Wow! That was one very impressive storm system that blew through Raleigh. And still, even at 9:00 this morning, it is more blowing gale-force winds and knocking more debris out of the trees.
There was an instant Thursday afternoon – probably 15 minutes or so – when the hair stood up on the back of my neck and I wondered if a tornado may just be barreling up our cul-de-sac. It was not an unfounded instinct, it turns out, as activity was confirmed not far away at the exact same time.
It was the same time the dark red line on the radar crossed 98 and intersected with Wake Forest. Hail, high winds, then heavy rain. It was all very dramatic.
Then this morning there is this beautiful combination of sunshine and heavy winds. It reminded me – heading out for my morning walk – of hiking along the seashore in England. It’s something I hadn’t even thought of in years.
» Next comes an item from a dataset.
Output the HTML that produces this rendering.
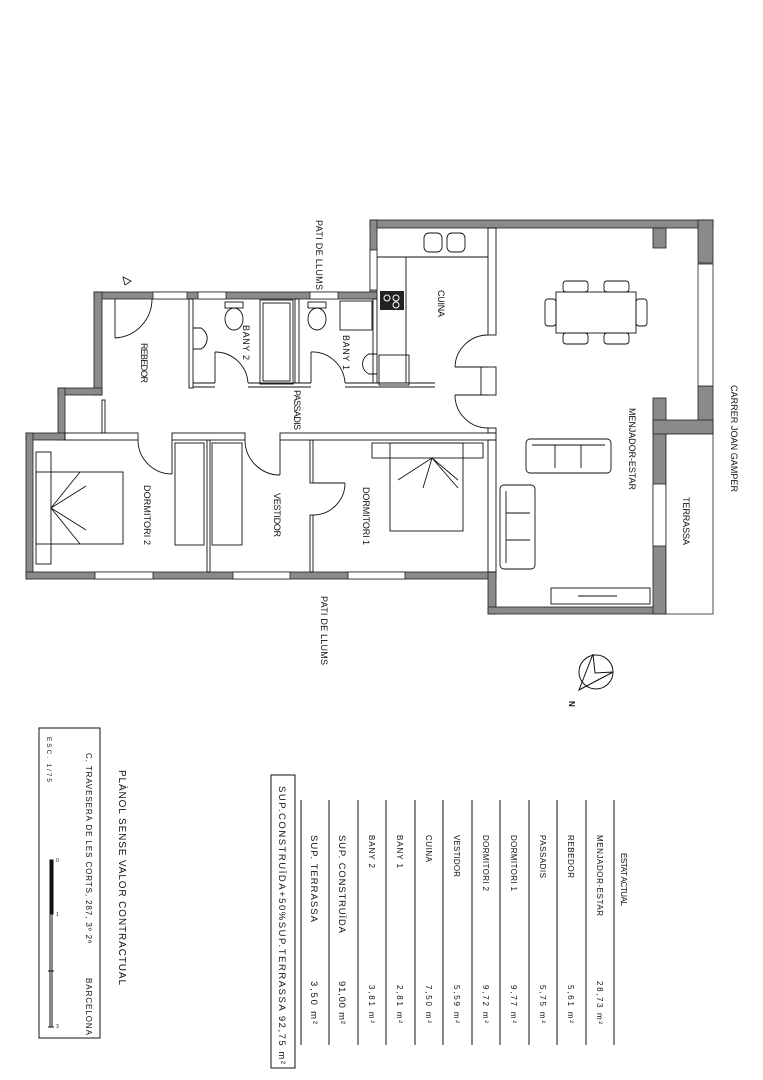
<!DOCTYPE html>
<html><head><meta charset="utf-8"><style>
html,body{margin:0;padding:0;background:#fff;}
svg{display:block;}
text{font-family:"Liberation Sans",sans-serif;fill:#111;}
</style></head><body>
<svg width="763" height="1080" viewBox="0 0 763 1080" xmlns="http://www.w3.org/2000/svg">
<g fill="#8a8a8a" stroke="#222" stroke-width="0.8">
<rect x="370" y="220" width="343" height="8"/>
<rect x="370" y="220" width="7" height="79"/>
<rect x="94" y="292" width="283" height="7"/>
<rect x="94" y="292" width="8" height="103"/>
<rect x="58" y="388" width="44" height="7"/>
<rect x="58" y="388" width="7" height="52"/>
<rect x="26" y="433" width="39" height="7"/>
<rect x="26" y="433" width="7" height="146"/>
<rect x="26" y="572" width="470" height="7"/>
<rect x="488" y="572" width="8" height="42"/>
<rect x="488" y="607" width="178" height="7"/>
<rect x="698" y="220" width="15" height="43"/>
<rect x="698" y="386" width="15" height="48"/>
<rect x="653" y="398" width="13" height="216"/>
<rect x="653" y="420" width="60" height="14"/>
<rect x="653" y="228" width="13" height="20"/>
</g>
<g fill="#fff" stroke="#222" stroke-width="0.8">
<rect x="153" y="292" width="34" height="7"/><rect x="198" y="292" width="28" height="7"/><rect x="310" y="292" width="28" height="7"/>
<rect x="370" y="250" width="7" height="40"/>
<rect x="95" y="572" width="58" height="7"/><rect x="233" y="572" width="57" height="7"/><rect x="348" y="572" width="57" height="7"/>
<rect x="698" y="264" width="15" height="122"/>
<rect x="653" y="484" width="13" height="62"/>
<rect x="666" y="434" width="47" height="180"/>
</g>
<g fill="none" stroke="#111" stroke-width="0.9">
<rect x="65" y="433" width="73" height="7"/><rect x="172" y="433" width="73" height="7"/><rect x="280" y="433" width="216" height="7"/>
<rect x="189" y="299" width="4" height="89"/><rect x="295" y="299" width="4" height="84"/><rect x="373" y="299" width="4" height="84"/>
<line x1="193" y1="383" x2="215" y2="383"/><line x1="248" y1="383" x2="311" y2="383"/><line x1="345" y1="383" x2="435" y2="383"/>
<line x1="193" y1="387" x2="215" y2="387"/><line x1="248" y1="387" x2="311" y2="387"/><line x1="345" y1="387" x2="435" y2="387"/>
<rect x="207" y="440" width="3" height="132"/><rect x="310" y="440" width="3" height="43"/><rect x="310" y="515" width="3" height="57"/>
<rect x="488" y="440" width="8" height="132"/>
<rect x="488" y="228" width="8" height="107"/><rect x="481" y="367" width="15" height="28"/><rect x="488" y="428" width="8" height="5"/>
<rect x="102" y="400" width="3" height="33"/>
<line x1="115" y1="299" x2="115" y2="338"/><path d="M115 338 A39 39 0 0 0 152 299"/>
<line x1="172" y1="440" x2="172" y2="474"/><path d="M138 440 A34 34 0 0 0 172 474"/>
<line x1="280" y1="440" x2="280" y2="475"/><path d="M245 440 A35 35 0 0 0 280 475"/>
<line x1="313" y1="483" x2="345" y2="483"/><path d="M345 483 A32 32 0 0 1 313 515"/>
<line x1="215" y1="352" x2="215" y2="383"/><path d="M215 352 A33 33 0 0 1 248 383"/>
<line x1="311" y1="352" x2="311" y2="383"/><path d="M311 352 A33 33 0 0 1 345 383"/>
<line x1="455" y1="367" x2="488" y2="367"/><path d="M488 335 A33 33 0 0 0 455 367"/>
<line x1="455" y1="395" x2="488" y2="395"/><path d="M455 395 A33 33 0 0 0 488 428"/>
<polyline points="377,257 406,257 406,383"/><line x1="406" y1="257" x2="488" y2="257"/>
<rect x="424" y="233" width="18" height="19" rx="5"/><rect x="447" y="233" width="18" height="19" rx="5"/>
<rect x="379" y="355" width="30" height="30"/>
<rect x="260" y="300" width="33" height="84"/><rect x="263" y="303" width="27" height="78"/>
<rect x="340" y="301" width="32" height="29"/>
<rect x="225" y="302" width="18" height="6"/><ellipse cx="234" cy="319" rx="9" ry="11"/>
<rect x="308" y="302" width="18" height="6"/><ellipse cx="317" cy="319" rx="9" ry="11"/>
<path d="M193 328 L201 328 A12 12 0 0 1 201 349 L193 349"/>
<path d="M377 354 L369 354 A11 11 0 0 0 369 374 L377 374"/>
<rect x="556" y="292" width="80" height="41"/>
<rect x="563" y="281" width="25" height="11" rx="3"/><rect x="604" y="281" width="25" height="11" rx="3"/>
<rect x="563" y="333" width="25" height="11" rx="3"/><rect x="604" y="333" width="25" height="11" rx="3"/>
<rect x="545" y="299" width="11" height="27" rx="3"/><rect x="636" y="299" width="11" height="27" rx="3"/>
<rect x="526" y="439" width="85" height="34" rx="4"/><line x1="532" y1="445" x2="605" y2="445"/>
<line x1="555" y1="445" x2="555" y2="468"/><line x1="581" y1="445" x2="581" y2="468"/>
<rect x="500" y="485" width="35" height="84" rx="4"/><line x1="506" y1="491" x2="506" y2="563"/>
<line x1="506" y1="513" x2="530" y2="513"/><line x1="506" y1="540" x2="530" y2="540"/>
<rect x="551" y="588" width="99" height="16"/><line x1="578" y1="596" x2="617" y2="596"/>
<rect x="372" y="443" width="111" height="15"/><rect x="390" y="443" width="73" height="88"/>
<polyline points="398,480 432,458 423,488"/><polyline points="458,480 432,458 458,488"/>
<rect x="36" y="452" width="15" height="112"/><rect x="36" y="472" width="87" height="72"/>
<polyline points="80,472 51,508 86,486"/><polyline points="80,544 51,508 86,530"/>
<rect x="175" y="443" width="29" height="102"/><rect x="212" y="443" width="30" height="102"/>
</g>
<rect x="380" y="291" width="24" height="19" fill="#222"/>
<circle cx="387" cy="298" r="3" fill="none" stroke="#fff"/><circle cx="396" cy="298" r="3" fill="none" stroke="#fff"/><circle cx="396" cy="305" r="3" fill="none" stroke="#fff"/>
<path d="M123 277 L131 281 L125 285 Z" fill="none" stroke="#111" stroke-width="0.8"/>
<circle cx="596" cy="672" r="17" fill="none" stroke="#111"/>
<polyline points="593,654 595,673 613,672 579,690 593,654" fill="none" stroke="#111"/>
<text x="572" y="704" font-size="8" font-weight="bold" transform="rotate(90 572 701)">N</text>
<g font-size="9">
<text transform="translate(316,220) rotate(90)" textLength="70">PATI DE LLUMS</text>
<text transform="translate(321,596) rotate(90)" textLength="69">PATI DE LLUMS</text>
<text transform="translate(141,343) rotate(90)" textLength="40">REBEDOR</text>
<text transform="translate(243,325) rotate(90)" textLength="35">BANY 2</text>
<text transform="translate(343,335) rotate(90)" textLength="35">BANY 1</text>
<text transform="translate(294,390) rotate(90)" textLength="40">PASSADIS</text>
<text transform="translate(438,290) rotate(90)" textLength="27">CUINA</text>
<text transform="translate(144,485) rotate(90)" textLength="60">DORMITORI 2</text>
<text transform="translate(274,493) rotate(90)" textLength="44">VESTIDOR</text>
<text transform="translate(363,487) rotate(90)" textLength="58">DORMITORI 1</text>
<text transform="translate(629,408) rotate(90)" textLength="82">MENJADOR-ESTAR</text>
<text transform="translate(683,497) rotate(90)" textLength="48">TERRASSA</text>
<text transform="translate(731,385) rotate(90)" textLength="107">CARRER JOAN GAMPER</text>
</g>
<g stroke="#111" stroke-width="1">
<line x1="301" y1="800" x2="301" y2="1045"/><line x1="329" y1="800" x2="329" y2="1045"/><line x1="358" y1="800" x2="358" y2="1045"/>
<line x1="386" y1="800" x2="386" y2="1045"/><line x1="415" y1="800" x2="415" y2="1045"/><line x1="443" y1="800" x2="443" y2="1045"/>
<line x1="472" y1="800" x2="472" y2="1045"/><line x1="500" y1="800" x2="500" y2="1045"/><line x1="529" y1="800" x2="529" y2="1045"/>
<line x1="557" y1="800" x2="557" y2="1045"/><line x1="586" y1="800" x2="586" y2="1045"/><line x1="614" y1="800" x2="614" y2="1045"/>
</g>
<rect x="271" y="775" width="24" height="293" fill="none" stroke="#111"/>
<g font-size="8">
<text transform="translate(621,853) rotate(90)" textLength="53">ESTAT ACTUAL</text>
<text transform="translate(597,835) rotate(90)" textLength="81">MENJADOR-ESTAR</text><text transform="translate(597,981) rotate(90)" textLength="43">28,73 m²</text>
<text transform="translate(568,835) rotate(90)" textLength="43">REBEDOR</text><text transform="translate(568,985) rotate(90)" textLength="38">5,61 m²</text>
<text transform="translate(540,835) rotate(90)" textLength="43">PASSADIS</text><text transform="translate(540,985) rotate(90)" textLength="38">5,75 m²</text>
<text transform="translate(511,835) rotate(90)" textLength="56">DORMITORI 1</text><text transform="translate(511,985) rotate(90)" textLength="38">9,77 m²</text>
<text transform="translate(483,835) rotate(90)" textLength="56">DORMITORI 2</text><text transform="translate(483,985) rotate(90)" textLength="38">9,72 m²</text>
<text transform="translate(454,835) rotate(90)" textLength="42">VESTIDOR</text><text transform="translate(454,985) rotate(90)" textLength="38">5,59 m²</text>
<text transform="translate(426,835) rotate(90)" textLength="27">CUINA</text><text transform="translate(426,985) rotate(90)" textLength="38">7,50 m²</text>
<text transform="translate(397,835) rotate(90)" textLength="33">BANY 1</text><text transform="translate(397,985) rotate(90)" textLength="38">2,81 m²</text>
<text transform="translate(369,835) rotate(90)" textLength="33">BANY 2</text><text transform="translate(369,985) rotate(90)" textLength="38">3,81 m²</text>
</g>
<g font-size="9.5">
<text transform="translate(339,835) rotate(90)" textLength="98">SUP.  CONSTRUÏDA</text><text transform="translate(339,981) rotate(90)" textLength="43">91,00 m²</text>
<text transform="translate(311,835) rotate(90)" textLength="87">SUP.  TERRASSA</text><text transform="translate(311,981) rotate(90)" textLength="43">3,50 m²</text>
<text transform="translate(279,786) rotate(90)" textLength="278">SUP.CONSTRUÏDA+50%SUP.TERRASSA   92,75 m²</text>
<text transform="translate(119,770) rotate(90)" font-size="10" textLength="215">PLÀNOL SENSE VALOR CONTRACTUAL</text>
</g>
<rect x="39" y="728" width="61" height="310" fill="none" stroke="#111"/>
<g font-size="8">
<text transform="translate(86,753) rotate(90)" textLength="190">C. TRAVESERA DE LES CORTS, 287, 3º 2ª</text>
<text transform="translate(86,978) rotate(90)" textLength="57">BARCELONA</text>
<text transform="translate(47,737) rotate(90)" font-size="6.5" textLength="45">ESC. 1/75</text>
</g>
<g stroke="#111">
<line x1="50" y1="860" x2="50" y2="1027"/><line x1="52" y1="860" x2="52" y2="1027"/>
<rect x="50" y="860" width="3" height="54" fill="#111"/>
<line x1="48" y1="971" x2="54" y2="971"/><line x1="48" y1="1027" x2="54" y2="1027"/>
</g>
<g font-size="5"><text x="56" y="862">0</text><text x="56" y="916">1</text><text x="56" y="1028">3</text></g>
</svg>
</body></html>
The salty spray coming off the English Channel, air you could literally taste sometimes a mile inland. It was one of my favorite family walks, either up on the clifftops or down on the promenade by the beach. The experienced conjured up the word “bracing.” Windbreakers wrapped tight, hands deep in pockets, drinking in the freshness of the air, drinking in life.
It makes me think of other glorious windblown experiences. An epic hike with Rebekah on top of Mount Washington in New Hampshire, braving the howling cold wind and the ice for some of the most spectacular views ever. Standing on a rock outcropping at St. David’s Head in Wales, waves crashing in from thousands of miles of unbroken Atlantic Ocean, deep blue skies overhead and gale force winds pummeling the shore. On the clifftops, walking out to the lighthouse at Point Reyes National Seashore just north of San Francisco. Braving the exposed deck of the cruise ship, trying not to be blown over during a storm off Juneau Alaska. Cresting the summit of Mt. Sinai in Egypt to feel the sudden rush of penetrating 28-degree winds prior to watching the sun rise over the desert. Literally leaning more than 45-degrees, held up by buffeting winds on the North Downs Trail behind Folkestone in the south of England.
It’s easy to only think about the interruptions and inconveniences of severe weather, and I don’t discount the fact that storms often wreak havoc and cause damage. But there is also something majestic and wondrous about “nature’s fury” that speaks of the untamed majesty of creation.
We cannot subdue the Earth, so it makes sense to learn to get along with it, demonstrating more respect for its extremes and more care for it’s vulnerabilities.
All of Creation, Paul writes in Romans 8, is anxious to see how human beings will – one day – begin to understand that redemption is more than just a spiritual principle, it should be how we relate to this planet, too.